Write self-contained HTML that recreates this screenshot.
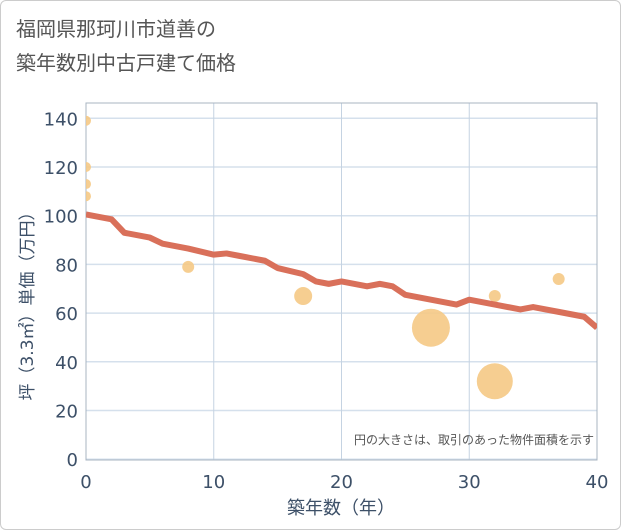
<!DOCTYPE html>
<html><head><meta charset="utf-8"><style>
body{margin:0;background:#fff;font-family:"DejaVu Sans","Noto Sans CJK JP",sans-serif}
#wrap{position:relative;width:619px;height:528px;border:1px solid #ccc;border-radius:6px;background:#fff}
#title{position:absolute;left:15px;top:11px;font-size:20px;line-height:34px;color:#555}
svg{position:absolute;left:-1px;top:-1px;font-family:"DejaVu Sans","Noto Sans CJK JP",sans-serif}
</style></head><body>
<div id="wrap">
<div id="title">福岡県那珂川市道善の<br>築年数別中古戸建て価格</div>
<svg id="c" width="621" height="530"></svg>
</div>
<script>
const xTicks=[0,10,20,30,40];
const yTicks=[0,20,40,60,80,100,120,140];
const lineX=[0,2,3,5,6,8,10,11,12,14,15,17,18,19,20,22,23,24,25,27,29,30,32,34,35,37,39,40];
const lineY=[100.5,98.5,93,91,88.5,86.5,84,84.5,83.5,81.5,78.5,76,73,72,73,71,72,71,67.5,65.5,63.5,65.5,63.5,61.5,62.5,60.5,58.5,54];
const bubX=[0,0,0,0,8,17,27,32,32,37];
const bubY=[139,120,113,108,79,67,54,32,67,74];
const bubR=[5,5,5,5,6,9,19,18,6,6];
const L=86,R=597,T=103,B=460;
const sx=v=>L+(v-0)/40*(R-L);
const sy=v=>459.2-v*2.435;
const NS="http://www.w3.org/2000/svg",svg=document.getElementById('c');
function mk(t,a,p){const e=document.createElementNS(NS,t);for(const k in a)e.setAttribute(k,a[k]);(p||svg).appendChild(e);return e;}
const clip=mk('clipPath',{id:'cp'});mk('rect',{x:L,y:T,width:R-L,height:B-T},clip);
yTicks.forEach(v=>{const l=mk('line',{x1:L,x2:R,y1:sy(v),y2:sy(v),stroke:'#d5e0ec','stroke-width':1.5});


const t=mk('text',{x:L-8,y:sy(v)+7,'text-anchor':'end','font-size':18,fill:'#3d5068'});t.textContent=v;

});
xTicks.forEach(v=>{const l=mk('line',{x1:sx(v),x2:sx(v),y1:T,y2:B,stroke:'#c5d3e2','stroke-width':1});


const t=mk('text',{x:sx(v),y:488,'text-anchor':'middle','font-size':18,fill:'#3d5068'});t.textContent=v;

});
const fr=mk('rect',{x:L,y:T,width:R-L,height:B-T,fill:'none',stroke:'#a8b4c2','stroke-width':1});


const g=mk('g',{'clip-path':'url(#cp)'});
bubX.forEach((x,i)=>{const c=mk('circle',{cx:sx(x),cy:sy(bubY[i]),r:bubR[i],fill:'#f5c985','fill-opacity':0.9},g);

});
const pl=mk('polyline',{points:lineX.map((x,i)=>sx(x)+','+sy(lineY[i])).join(' '),fill:'none',stroke:'#d9705a','stroke-width':6,'stroke-linejoin':'round'},g);


const note=mk('text',{x:594,y:444,'text-anchor':'end','font-size':12,fill:'#555'});note.textContent='円の大きさは、取引のあった物件面積を示す';


const xt=mk('text',{x:341,y:514,'text-anchor':'middle','font-size':18,fill:'#3d5068'});xt.textContent='築年数（年）';


const yt=mk('text',{x:0,y:0,'text-anchor':'middle','font-size':17,fill:'#3d5068',transform:'translate(33,302) rotate(-90)'});yt.textContent='坪（3.3㎡）単価（万円）';


</script>
</body></html>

_Task goal:_ Send back the data above word for word, with the pictures left out.

_Answer to this task:_
Write self-contained HTML that recreates this screenshot.
<!DOCTYPE html>
<html><head><meta charset="utf-8"><style>
body{margin:0;background:#fff;font-family:"DejaVu Sans","Noto Sans CJK JP",sans-serif}
#wrap{position:relative;width:619px;height:528px;border:1px solid #ccc;border-radius:6px;background:#fff}
#title{position:absolute;left:15px;top:11px;font-size:20px;line-height:34px;color:#555}
svg{position:absolute;left:-1px;top:-1px;font-family:"DejaVu Sans","Noto Sans CJK JP",sans-serif}
</style></head><body>
<div id="wrap">
<div id="title">福岡県那珂川市道善の<br>築年数別中古戸建て価格</div>
<svg id="c" width="621" height="530"></svg>
</div>
<script>
const xTicks=[0,10,20,30,40];
const yTicks=[0,20,40,60,80,100,120,140];
const lineX=[0,2,3,5,6,8,10,11,12,14,15,17,18,19,20,22,23,24,25,27,29,30,32,34,35,37,39,40];
const lineY=[100.5,98.5,93,91,88.5,86.5,84,84.5,83.5,81.5,78.5,76,73,72,73,71,72,71,67.5,65.5,63.5,65.5,63.5,61.5,62.5,60.5,58.5,54];
const bubX=[0,0,0,0,8,17,27,32,32,37];
const bubY=[139,120,113,108,79,67,54,32,67,74];
const bubR=[5,5,5,5,6,9,19,18,6,6];
const L=86,R=597,T=103,B=460;
const sx=v=>L+(v-0)/40*(R-L);
const sy=v=>459.2-v*2.435;
const NS="http://www.w3.org/2000/svg",svg=document.getElementById('c');
function mk(t,a,p){const e=document.createElementNS(NS,t);for(const k in a)e.setAttribute(k,a[k]);(p||svg).appendChild(e);return e;}
const clip=mk('clipPath',{id:'cp'});mk('rect',{x:L,y:T,width:R-L,height:B-T},clip);
yTicks.forEach(v=>{const l=mk('line',{x1:L,x2:R,y1:sy(v),y2:sy(v),stroke:'#d5e0ec','stroke-width':1.5});


const t=mk('text',{x:L-8,y:sy(v)+7,'text-anchor':'end','font-size':18,fill:'#3d5068'});t.textContent=v;

});
xTicks.forEach(v=>{const l=mk('line',{x1:sx(v),x2:sx(v),y1:T,y2:B,stroke:'#c5d3e2','stroke-width':1});


const t=mk('text',{x:sx(v),y:488,'text-anchor':'middle','font-size':18,fill:'#3d5068'});t.textContent=v;

});
const fr=mk('rect',{x:L,y:T,width:R-L,height:B-T,fill:'none',stroke:'#a8b4c2','stroke-width':1});


const g=mk('g',{'clip-path':'url(#cp)'});
bubX.forEach((x,i)=>{const c=mk('circle',{cx:sx(x),cy:sy(bubY[i]),r:bubR[i],fill:'#f5c985','fill-opacity':0.9},g);

});
const pl=mk('polyline',{points:lineX.map((x,i)=>sx(x)+','+sy(lineY[i])).join(' '),fill:'none',stroke:'#d9705a','stroke-width':6,'stroke-linejoin':'round'},g);


const note=mk('text',{x:594,y:444,'text-anchor':'end','font-size':12,fill:'#555'});note.textContent='円の大きさは、取引のあった物件面積を示す';


const xt=mk('text',{x:341,y:514,'text-anchor':'middle','font-size':18,fill:'#3d5068'});xt.textContent='築年数（年）';


const yt=mk('text',{x:0,y:0,'text-anchor':'middle','font-size':17,fill:'#3d5068',transform:'translate(33,302) rotate(-90)'});yt.textContent='坪（3.3㎡）単価（万円）';


</script>
</body></html>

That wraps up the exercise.